>> Start
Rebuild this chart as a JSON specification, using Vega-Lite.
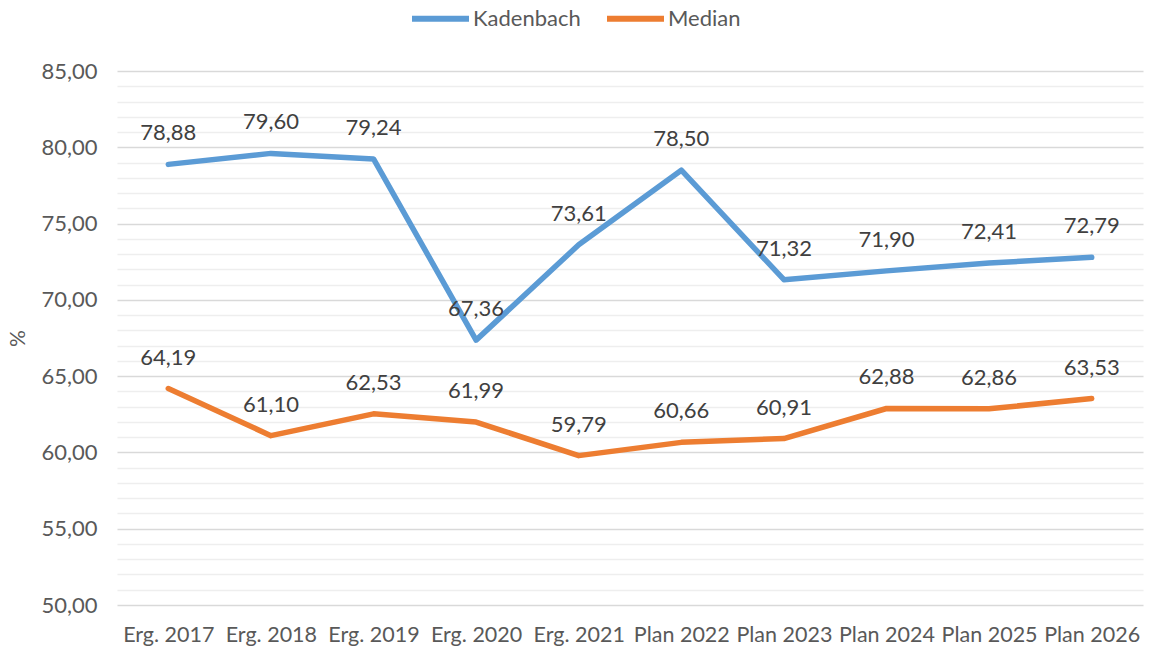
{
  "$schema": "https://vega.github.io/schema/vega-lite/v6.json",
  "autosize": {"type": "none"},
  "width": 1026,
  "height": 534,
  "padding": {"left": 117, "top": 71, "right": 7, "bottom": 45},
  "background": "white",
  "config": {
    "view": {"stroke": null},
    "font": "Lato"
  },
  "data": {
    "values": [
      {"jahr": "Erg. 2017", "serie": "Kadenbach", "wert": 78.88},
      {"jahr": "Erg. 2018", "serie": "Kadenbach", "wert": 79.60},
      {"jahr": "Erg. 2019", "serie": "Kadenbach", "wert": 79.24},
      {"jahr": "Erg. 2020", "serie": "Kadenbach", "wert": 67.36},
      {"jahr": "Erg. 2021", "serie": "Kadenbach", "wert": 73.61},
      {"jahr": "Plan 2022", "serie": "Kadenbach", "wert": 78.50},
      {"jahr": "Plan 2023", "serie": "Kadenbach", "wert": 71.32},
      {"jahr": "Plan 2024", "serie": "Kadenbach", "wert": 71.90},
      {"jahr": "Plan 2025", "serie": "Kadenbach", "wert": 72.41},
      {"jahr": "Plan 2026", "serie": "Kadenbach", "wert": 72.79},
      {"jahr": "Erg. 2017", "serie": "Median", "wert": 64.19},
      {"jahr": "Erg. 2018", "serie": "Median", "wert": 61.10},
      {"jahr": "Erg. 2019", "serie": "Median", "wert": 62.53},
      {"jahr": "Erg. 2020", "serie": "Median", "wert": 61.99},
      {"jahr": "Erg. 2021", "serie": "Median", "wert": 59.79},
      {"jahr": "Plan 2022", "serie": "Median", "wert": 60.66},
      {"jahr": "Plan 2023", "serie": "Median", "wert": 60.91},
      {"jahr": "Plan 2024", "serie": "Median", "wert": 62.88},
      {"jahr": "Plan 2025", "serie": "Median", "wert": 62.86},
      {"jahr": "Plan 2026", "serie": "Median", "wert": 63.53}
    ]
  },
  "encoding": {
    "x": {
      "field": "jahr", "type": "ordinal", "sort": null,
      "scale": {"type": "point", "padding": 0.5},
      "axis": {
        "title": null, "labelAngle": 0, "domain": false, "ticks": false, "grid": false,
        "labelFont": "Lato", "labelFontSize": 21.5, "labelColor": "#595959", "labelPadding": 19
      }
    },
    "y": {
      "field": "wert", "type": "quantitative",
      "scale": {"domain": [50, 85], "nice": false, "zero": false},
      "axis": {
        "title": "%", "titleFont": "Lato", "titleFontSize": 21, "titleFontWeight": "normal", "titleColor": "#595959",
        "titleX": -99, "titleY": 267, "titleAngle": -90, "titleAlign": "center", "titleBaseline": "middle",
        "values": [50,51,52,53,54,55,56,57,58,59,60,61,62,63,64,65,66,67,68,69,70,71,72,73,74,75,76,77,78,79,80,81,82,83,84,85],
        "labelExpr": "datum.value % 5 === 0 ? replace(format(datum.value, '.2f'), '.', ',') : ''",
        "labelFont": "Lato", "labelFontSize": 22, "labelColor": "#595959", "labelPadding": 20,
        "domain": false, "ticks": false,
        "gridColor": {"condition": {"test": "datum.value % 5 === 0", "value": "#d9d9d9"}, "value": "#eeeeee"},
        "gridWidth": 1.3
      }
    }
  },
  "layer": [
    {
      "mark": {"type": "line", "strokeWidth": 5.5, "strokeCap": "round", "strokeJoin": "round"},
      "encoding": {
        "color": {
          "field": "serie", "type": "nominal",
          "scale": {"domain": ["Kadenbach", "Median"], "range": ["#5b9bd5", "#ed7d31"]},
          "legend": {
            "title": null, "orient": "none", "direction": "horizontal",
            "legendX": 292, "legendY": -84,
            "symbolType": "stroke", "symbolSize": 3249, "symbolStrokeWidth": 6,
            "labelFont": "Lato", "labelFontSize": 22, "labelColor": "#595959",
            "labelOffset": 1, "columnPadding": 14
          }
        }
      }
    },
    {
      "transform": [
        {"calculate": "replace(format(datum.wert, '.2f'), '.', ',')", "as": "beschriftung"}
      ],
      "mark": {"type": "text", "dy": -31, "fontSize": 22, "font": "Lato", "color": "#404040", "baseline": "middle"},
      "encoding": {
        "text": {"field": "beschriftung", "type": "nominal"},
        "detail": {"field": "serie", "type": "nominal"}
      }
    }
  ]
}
>> End
■ **Task to complete**
Copy out each line exactly, without the pictures.

■ **Full solution**
Rebuild this chart as a JSON specification, using Vega-Lite.
{
  "$schema": "https://vega.github.io/schema/vega-lite/v6.json",
  "autosize": {"type": "none"},
  "width": 1026,
  "height": 534,
  "padding": {"left": 117, "top": 71, "right": 7, "bottom": 45},
  "background": "white",
  "config": {
    "view": {"stroke": null},
    "font": "Lato"
  },
  "data": {
    "values": [
      {"jahr": "Erg. 2017", "serie": "Kadenbach", "wert": 78.88},
      {"jahr": "Erg. 2018", "serie": "Kadenbach", "wert": 79.60},
      {"jahr": "Erg. 2019", "serie": "Kadenbach", "wert": 79.24},
      {"jahr": "Erg. 2020", "serie": "Kadenbach", "wert": 67.36},
      {"jahr": "Erg. 2021", "serie": "Kadenbach", "wert": 73.61},
      {"jahr": "Plan 2022", "serie": "Kadenbach", "wert": 78.50},
      {"jahr": "Plan 2023", "serie": "Kadenbach", "wert": 71.32},
      {"jahr": "Plan 2024", "serie": "Kadenbach", "wert": 71.90},
      {"jahr": "Plan 2025", "serie": "Kadenbach", "wert": 72.41},
      {"jahr": "Plan 2026", "serie": "Kadenbach", "wert": 72.79},
      {"jahr": "Erg. 2017", "serie": "Median", "wert": 64.19},
      {"jahr": "Erg. 2018", "serie": "Median", "wert": 61.10},
      {"jahr": "Erg. 2019", "serie": "Median", "wert": 62.53},
      {"jahr": "Erg. 2020", "serie": "Median", "wert": 61.99},
      {"jahr": "Erg. 2021", "serie": "Median", "wert": 59.79},
      {"jahr": "Plan 2022", "serie": "Median", "wert": 60.66},
      {"jahr": "Plan 2023", "serie": "Median", "wert": 60.91},
      {"jahr": "Plan 2024", "serie": "Median", "wert": 62.88},
      {"jahr": "Plan 2025", "serie": "Median", "wert": 62.86},
      {"jahr": "Plan 2026", "serie": "Median", "wert": 63.53}
    ]
  },
  "encoding": {
    "x": {
      "field": "jahr", "type": "ordinal", "sort": null,
      "scale": {"type": "point", "padding": 0.5},
      "axis": {
        "title": null, "labelAngle": 0, "domain": false, "ticks": false, "grid": false,
        "labelFont": "Lato", "labelFontSize": 21.5, "labelColor": "#595959", "labelPadding": 19
      }
    },
    "y": {
      "field": "wert", "type": "quantitative",
      "scale": {"domain": [50, 85], "nice": false, "zero": false},
      "axis": {
        "title": "%", "titleFont": "Lato", "titleFontSize": 21, "titleFontWeight": "normal", "titleColor": "#595959",
        "titleX": -99, "titleY": 267, "titleAngle": -90, "titleAlign": "center", "titleBaseline": "middle",
        "values": [50,51,52,53,54,55,56,57,58,59,60,61,62,63,64,65,66,67,68,69,70,71,72,73,74,75,76,77,78,79,80,81,82,83,84,85],
        "labelExpr": "datum.value % 5 === 0 ? replace(format(datum.value, '.2f'), '.', ',') : ''",
        "labelFont": "Lato", "labelFontSize": 22, "labelColor": "#595959", "labelPadding": 20,
        "domain": false, "ticks": false,
        "gridColor": {"condition": {"test": "datum.value % 5 === 0", "value": "#d9d9d9"}, "value": "#eeeeee"},
        "gridWidth": 1.3
      }
    }
  },
  "layer": [
    {
      "mark": {"type": "line", "strokeWidth": 5.5, "strokeCap": "round", "strokeJoin": "round"},
      "encoding": {
        "color": {
          "field": "serie", "type": "nominal",
          "scale": {"domain": ["Kadenbach", "Median"], "range": ["#5b9bd5", "#ed7d31"]},
          "legend": {
            "title": null, "orient": "none", "direction": "horizontal",
            "legendX": 292, "legendY": -84,
            "symbolType": "stroke", "symbolSize": 3249, "symbolStrokeWidth": 6,
            "labelFont": "Lato", "labelFontSize": 22, "labelColor": "#595959",
            "labelOffset": 1, "columnPadding": 14
          }
        }
      }
    },
    {
      "transform": [
        {"calculate": "replace(format(datum.wert, '.2f'), '.', ',')", "as": "beschriftung"}
      ],
      "mark": {"type": "text", "dy": -31, "fontSize": 22, "font": "Lato", "color": "#404040", "baseline": "middle"},
      "encoding": {
        "text": {"field": "beschriftung", "type": "nominal"},
        "detail": {"field": "serie", "type": "nominal"}
      }
    }
  ]
}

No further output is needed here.